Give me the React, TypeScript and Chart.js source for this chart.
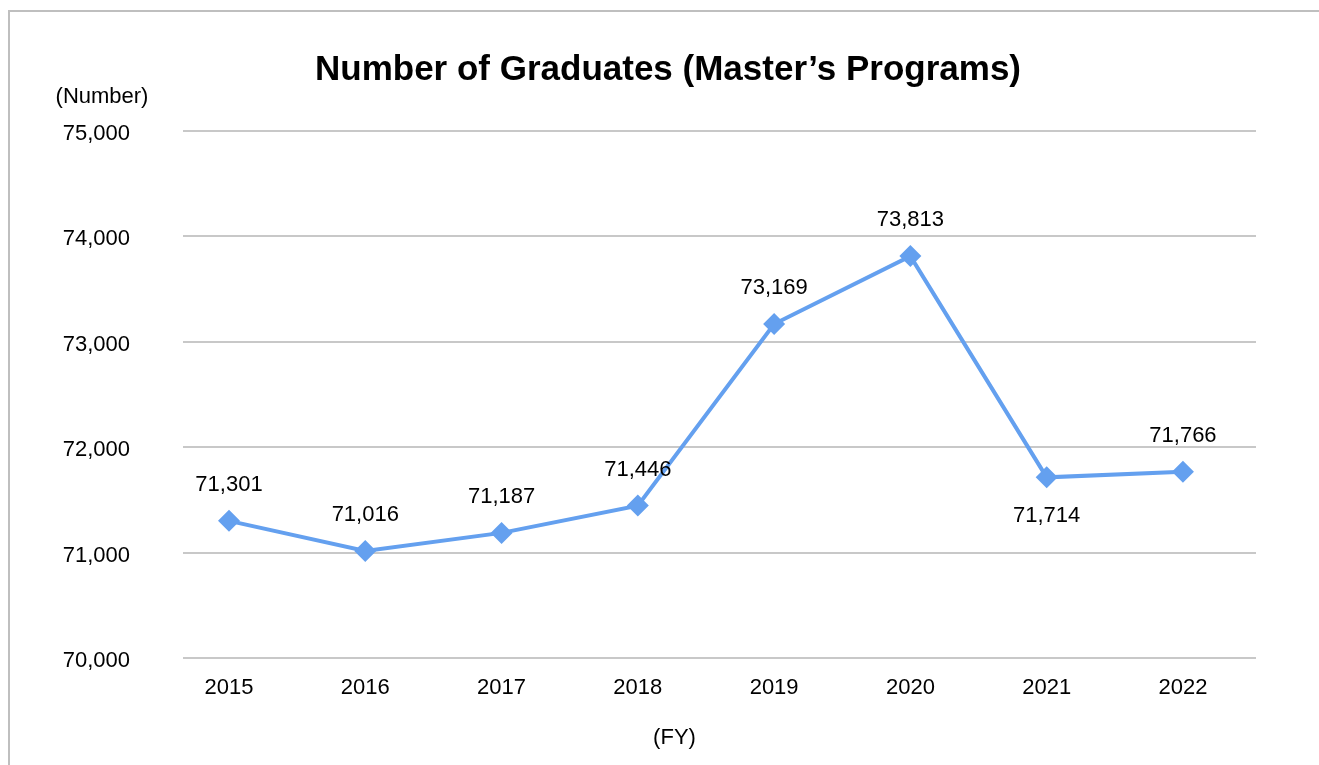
import React, { useEffect, useRef } from "react";
import { Chart, registerables } from "chart.js";

Chart.register(...registerables);

const years: string[] = ["2015", "2016", "2017", "2018", "2019", "2020", "2021", "2022"];
const graduates: number[] = [71301, 71016, 71187, 71446, 73169, 73813, 71714, 71766];
const labelsBelow: number[] = [6];
const yMin = 70000;
const yMax = 75000;
const yStep = 1000;

const chartTitle = "Number of Graduates (Master\u2019s Programs)";
const yUnit = "(Number)";
const xUnit = "(FY)";

const FONT = "'Liberation Sans', Arial, sans-serif";
const LINE_COLOR = "#64A0EF";

const fmt = (v: number) => v.toLocaleString("en-US");

const textPlugin = {
  id: "extraText",
  afterDatasetsDraw(chart: any) {
    const ctx = chart.ctx;
    const area = chart.chartArea;
    const meta = chart.getDatasetMeta(0);
    ctx.save();
    ctx.fillStyle = "#000";
    ctx.font = `22px ${FONT}`;
    ctx.textAlign = "center";
    ctx.textBaseline = "middle";
    meta.data.forEach((pt: any, i: number) => {
      const below = labelsBelow.includes(i);
      ctx.fillText(fmt(graduates[i]), pt.x, pt.y + (below ? 39 : -36));
    });
    const yScale = chart.scales.y;
    ctx.fillText(yUnit, yScale.right - 81, area.top - 34);
    ctx.fillText(xUnit, (area.left + area.right) / 2 - 45, area.bottom + 80);
    ctx.restore();
  },
};

export default function App() {
  const ref = useRef<HTMLCanvasElement | null>(null);

  useEffect(() => {
    if (!ref.current) return;
    const chart = new Chart(ref.current, {
      type: "line",
      data: {
        datasets: [
          {
            data: graduates.map((v, i) => ({ x: i, y: v })),
            borderColor: LINE_COLOR,
            backgroundColor: LINE_COLOR,
            borderWidth: 4,
            pointStyle: "rectRot",
            pointRadius: 11,
            pointBorderWidth: 0,
            pointBackgroundColor: LINE_COLOR,
            tension: 0,
          },
        ],
      },
      options: {
        responsive: false,
        animation: false,
        devicePixelRatio: 1,
        layout: { padding: { left: 17, right: 0, top: 0, bottom: 0 } },
        plugins: {
          legend: { display: false },
          tooltip: { enabled: false },
          title: {
            display: true,
            text: chartTitle,
            color: "#000",
            font: { family: FONT, size: 35, weight: "bold", lineHeight: 1.2 },
            padding: { top: 49, bottom: 40 },
          },
        },
        scales: {
          x: {
            type: "linear",
            min: -0.3375,
            max: 7.536,
            grid: { display: false, drawTicks: false },
            border: { display: false },
            afterBuildTicks: (s: any) => {
              s.ticks = years.map((_, i) => ({ value: i }));
            },
            afterFit: (s: any) => {
              s.height = 107;
            },
            ticks: {
              color: "#000",
              font: { family: FONT, size: 22 },
              padding: 17,
              maxRotation: 0,
              autoSkip: false,
              callback: (v: any) => years[v] ?? "",
            },
          },
          y: {
            type: "linear",
            position: "left",
            min: yMin,
            max: yMax,
            grid: { color: "#C8C8C8", lineWidth: 2, drawTicks: false },
            border: { display: false },
            afterFit: (s: any) => {
              s.width = 166;
            },
            ticks: {
              stepSize: yStep,
              color: "#000",
              font: { family: FONT, size: 22 },
              padding: 53,
              labelOffset: 3,
              callback: (v: any) => fmt(Number(v)),
            },
          },
          yRight: {
            type: "linear",
            position: "right",
            display: true,
            grid: { display: false, drawTicks: false },
            border: { display: false },
            ticks: { display: false },
            afterFit: (s: any) => {
              s.width = 63;
            },
          },
        },
      },
      plugins: [textPlugin],
    } as any);
    return () => chart.destroy();
  }, []);

  return (
    <div style={{ position: "absolute", left: 0, top: 0, width: 1319, height: 765, overflow: "hidden", background: "#fff" }}>
      <div
        style={{
          position: "absolute",
          left: 8,
          top: 10,
          width: 1400,
          height: 900,
          borderTop: "2px solid #BFBFBF",
          borderLeft: "2px solid #BFBFBF",
        }}
      />
      <canvas ref={ref} width={1319} height={765} style={{ position: "absolute", left: 0, top: 0, width: 1319, height: 765 }} />
    </div>
  );
}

What to produce: Filter the data, keeping only the lines that contain "React".

Response:
Give me the React, TypeScript and Chart.js source for this chart.
import React, { useEffect, useRef } from "react";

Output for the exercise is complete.